A Meissen gold-mounted Royal portrait rectangular snuff-box

CIRCA 1750-55

Details
A Meissen gold-mounted Royal portrait rectangular snuff-box
Circa 1750-55
The exterior painted with episodes from the labours of Hercules, the sides with Hercules and the Nemean lion, the Cretan Bull, Cerberus and the infant Hercules strangling Juno's snakes, the base with the 'Daughters of Evening' in the garden of the Hesperides, the cover with Jupiter crowning Hercules among clouds, within brightly coloured and gilt scroll cartouches with trailing garlands of flowers, the interior finely stippled with a bust-length portrait of Augustus III by Johann Heinrici in armour and wearing the breast star of the Order of the White Eagle, a cannon being fired in the middle distance before distant buildings (the base with very slightly reduced top rim, thumbpiece lacking from front of upper mount)
3½ in. (8.9 cm.) wide

Lot Essay

Frederick Augustus III King of Poland and Elector (Augustus II) of Saxony, was the son of 'Augustus the Strong' who had nominated himself for election to the Polish crown when John Sobieski, King of Poland, died in 1696. Unlike his father, he preferred hunting to his public duties, and for the majority of his reign (1733-63), the affairs of Poland were left in the hands of the Czartoryski family and Count von Brhl in Saxony.
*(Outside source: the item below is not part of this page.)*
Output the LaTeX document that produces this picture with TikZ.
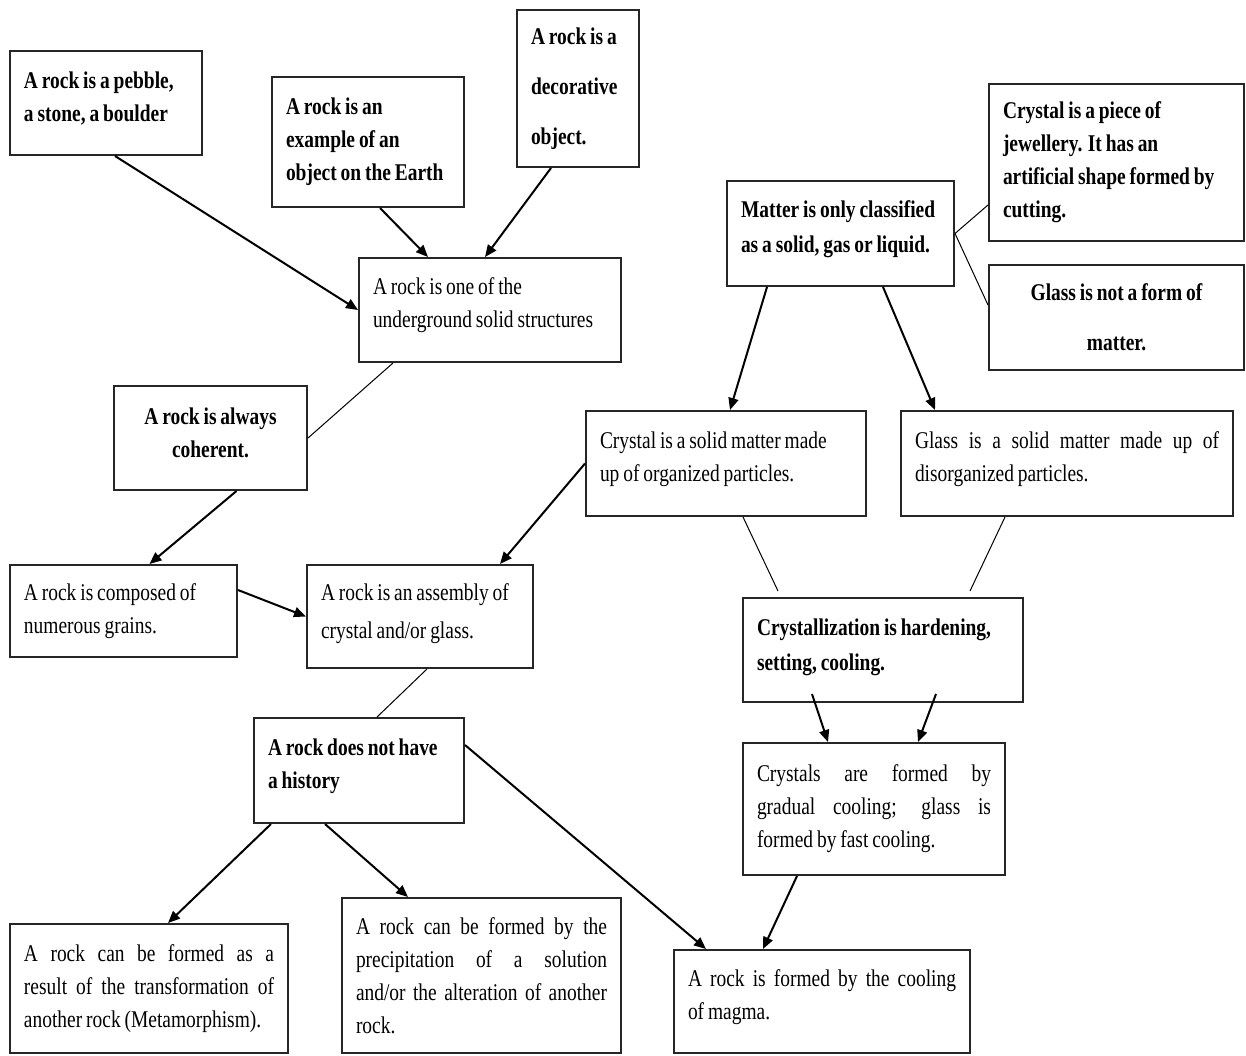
\documentclass[tikz,border=0pt]{standalone}
\usepackage{fontspec}
\setmainfont{Liberation Serif}[FakeStretch=0.81,WordSpace=0.8]
\usetikzlibrary{arrows.meta}
\newcommand{\boxlift}[1]{\par\hrule height #1 depth 0pt width 0pt}
\tikzset{
      rockbox/.style={
        draw=black!85,
        line width=1pt,
        fill=white,
        inner sep=7pt,
        align=flush left,
        font=\fontsize{12}{16.5}\selectfont
      },
      boldbox/.style={
        rockbox,
        font=\fontsize{12}{16.5}\selectfont\bfseries
      },
      widebox/.style={
        rockbox,
        font=\fontsize{12}{25}\selectfont\bfseries
      },
      linkarrow/.style={-{Triangle[length=6pt,width=5pt]}, line width=1pt},
      linkline/.style={line width=0.5pt}
    }
\begin{document}
\begin{tikzpicture}[x=0.5pt,y=-0.5pt]
    \useasboundingbox (0,0) rectangle (1246,1055);
    \node[boldbox, minimum width=96pt, minimum height=52pt, text width=82pt] (pebble) at (106,103) {A rock is a pebble,\\ a stone, a boulder\boxlift{4pt}};
    \node[boldbox, minimum width=96pt, minimum height=65pt, text width=82pt] (example) at (368,142) {A rock is an\\ example of an\\ object on the Earth};
    \node[widebox, minimum width=61pt, minimum height=78.5pt, text width=47pt] (decor) at (578,88.5) {A rock is a\\ decorative\\ object.};
    \node[rockbox, minimum width=131pt, minimum height=52pt, text width=117pt] (under) at (490,310) {A rock is one of the\\ underground solid structures\boxlift{5pt}};
    \node[boldbox, align=flush center, minimum width=96.5pt, minimum height=52pt, text width=82.5pt] (coherent) at (210.5,438) {A rock is always\\ coherent.\boxlift{5pt}};
    \node[rockbox, minimum width=113.5pt, minimum height=46pt, text width=99.5pt] (grains) at (123.5,611) {A rock is composed of\\ numerous grains.};
    \node[rockbox, font=\fontsize{12}{19}\selectfont, minimum width=113pt, minimum height=51.5pt, text width=99pt] (assembly) at (420,616.5) {A rock is an assembly of\\ crystal and/or glass.\boxlift{2.5pt}};
    \node[boldbox, font=\fontsize{12}{17.5}\selectfont\bfseries, minimum width=113.5pt, minimum height=52.5pt, text width=99.5pt] (matter) at (840.5,233.5) {Matter is only classified\\ as a solid, gas or liquid.\boxlift{4pt}};
    \node[boldbox, minimum width=127.5pt, minimum height=78.5pt, text width=113.5pt] (jewel) at (1116.5,162.5) {Crystal is a piece of\\ jewellery. It has an\\ artificial shape formed by\\ cutting.};
    \node[widebox, align=flush center, minimum width=127.5pt, minimum height=52.5pt, text width=113.5pt] (notmatter) at (1116.5,317.5) {Glass is not a form of\\ matter.};
    \node[rockbox, minimum width=140pt, minimum height=52.5pt, text width=126pt] (crystal) at (726,463.5) {Crystal is a solid matter made\\ up of organized particles.\boxlift{4pt}};
    \node[rockbox, align=justify, minimum width=166pt, minimum height=52.5pt, text width=152pt] (glass) at (1067,463.5) {Glass is a solid matter made up of\linebreak disorganized particles.\boxlift{4pt}};
    \node[boldbox, font=\fontsize{12}{17.5}\selectfont\bfseries, minimum width=140pt, minimum height=52pt, text width=126pt] (crystallize) at (883,650) {Crystallization is hardening,\\ setting, cooling.\boxlift{2.5pt}};
    \node[rockbox, align=justify, minimum width=131pt, minimum height=66pt, text width=117pt] (cooling) at (874,809) {Crystals are formed by\linebreak gradual cooling; glass is\linebreak formed by fast cooling.};
    \node[boldbox, minimum width=105pt, minimum height=52.5pt, text width=91pt] (history) at (359,770.5) {A rock does not have\\ a history\boxlift{4pt}};
    \node[rockbox, align=justify, minimum width=139pt, minimum height=64.5pt, text width=125pt] (meta) at (149,988.5) {A rock can be formed as a\linebreak result of the transformation of\linebreak another rock (Metamorphism).};
    \node[rockbox, align=justify, minimum width=139.5pt, minimum height=77.5pt, text width=125.5pt] (precip) at (481.5,975.5) {A rock can be formed by the\linebreak precipitation of a solution\linebreak and/or the alteration of another\linebreak rock.};
    \node[rockbox, align=justify, minimum width=148pt, minimum height=51.5pt, text width=134pt] (magma) at (822,1001.5) {A rock is formed by the cooling\linebreak of magma.\boxlift{4pt}};
    \draw[linkarrow] ([xshift=4.5pt]pebble.south) -- (under.west);
    \draw[linkarrow] ([xshift=6pt]example.south) -- ([xshift=-31pt]under.north);
    \draw[linkarrow] ([xshift=-13.5pt]decor.south) -- ([xshift=-2.5pt]under.north);
    \draw[linkline] ([xshift=-48.5pt]under.south) -- (coherent.east);
    \draw[linkarrow] ([xshift=13pt]coherent.south) -- ([xshift=13pt]grains.north);
    \draw[linkarrow] ([yshift=10.5pt]grains.east) -- (assembly.west);
    \draw[linkarrow] (crystal.west) -- ([xshift=40pt]assembly.north);
    \draw[linkline] ([xshift=3.5pt]assembly.south) -- ([xshift=9pt]history.north);
    \draw[linkarrow] ([xshift=-44pt]history.south) -- ([xshift=9.5pt]meta.north);
    \draw[linkarrow] ([xshift=-17pt]history.south) -- ([xshift=-36.75pt]precip.north);
    \draw[linkarrow] ([yshift=12.75pt]history.east) -- ([xshift=-58pt]magma.north);
    \draw[linkarrow] ([xshift=-36.75pt]matter.south) -- ([xshift=2pt]crystal.north);
    \draw[linkarrow] ([xshift=21.25pt]matter.south) -- ([xshift=-66pt]glass.north);
    \draw[linkline] (matter.east) -- ([yshift=-21.25pt]jewel.west);
    \draw[linkline] (matter.east) -- ([yshift=6.25pt]notmatter.west);
    \draw[linkline] ([xshift=8.5pt]crystal.south) -- ([xshift=-52.5pt,yshift=3pt]crystallize.north);
    \draw[linkline] ([xshift=-31pt]glass.south) -- ([xshift=43.5pt,yshift=3pt]crystallize.north);
    \draw[linkarrow] ([xshift=-35.5pt,yshift=4.5pt]crystallize.south) -- ([xshift=-23pt]cooling.north);
    \draw[linkarrow] ([xshift=26.5pt,yshift=4.5pt]crystallize.south) -- ([xshift=22pt]cooling.north);
    \draw[linkarrow] ([xshift=-38.5pt]cooling.south) -- ([xshift=-29.5pt]magma.north);
\end{tikzpicture}
\end{document}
While Saxony was ravaged by various campaigns during the seven years war (1756-63), Augustus took refuge in Poland, dying there in 1763. The Polish Order of the White Eagle was worn with a pale-blue sash and according to legend it originated in 1325 during the reign of King Wladyslaw I, although it is more recently thought to date from the reign of Augustus II in 1705.

The portrait of Augustus III was probably inspired by a portrait by Louis de Silvestre, see Barbara Beaucamp-Markowsky, op. cit. (1985), p. 149, no. 111 both for the box in the Kunstindustrimuseum, Copenhagen with a similar portrait and for the engraving by Jean Daullé.